The men and women in these cases protected this country and the freedoms we hold dear; they were disabled in the service of their country; the least we can do is properly resolve their disability claims so that they have the food and shelter necessary for survival. It takes on average six and a half years for a veteran to challenge a VBA determination and get a decision on remand. God help this nation if it took that long for these brave men and women to answer the call to serve and protect. We owe them more.
*1353CERTIFICATION OF APPEAL-VA FORM 8 *1354--------

The VA has suggested that this delay is in part attributable to data entry errors by VA employees. "After cases are transferred to the Board, a team of employees must manually review and correct most incoming cases due to issues with labeling, mismatched dates, and missing files. Via an internal study, VA determined that up to 88 percent of cases transferred to the Board had such errors." U.S. Gov't Accountability Off., GAO-17-234, VA Disability Benefits: Additional Planning Would Enhance Efforts to Improve the Timeliness of Appeals Decisions 20 (2017) ("GAO Report"). The government cannot justify delays in case processing by pointing to its own clerical errors such as data entry or labeling. If anything, such evidence if present in an individual case weighs in favor of mandamus.

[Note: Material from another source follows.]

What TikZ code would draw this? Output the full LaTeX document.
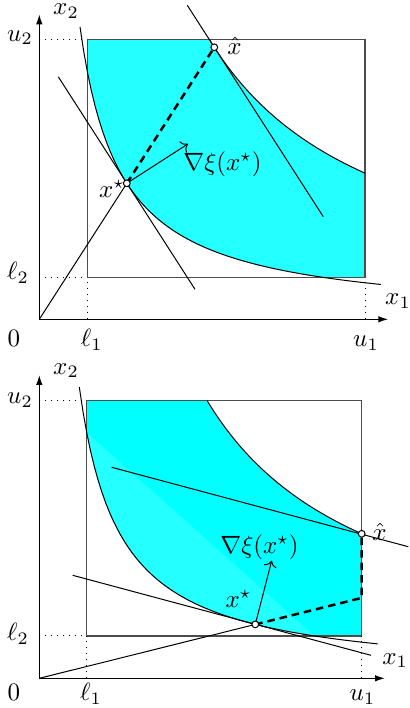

The new statute provides a mechanism, RAMP, for addressing some existing cases. RAMP, however, requires the veteran to withdraw his current appeal, and the Board will not start reviewing RAMP appeals until October 2018. According to the government, RAMP has gone virtually unused. U.S. Gov't Accountability Off., GAO-18-352, VA Disability Benefits: Improved Planning Practices Would Better Ensure Successful Appeals Reform 21-22 & n.42 (2018).

I note that the VA is implementing a new auto-mated process, Caseflow, which it hopes will eliminate the manual data entry errors it had previously found plagued cases transferred to the Board. GAO Report at 20. This may speed up the docketing process.

The statute does permit the Board to advance a case on its docket pursuant to 38 U.S.C. § 7107 for good cause which includes an appellant's serious illness, advanced age, extreme financial hardship, or administrative error which had caused prior delays. See VA Manual M21-1, I.5.F.6.a.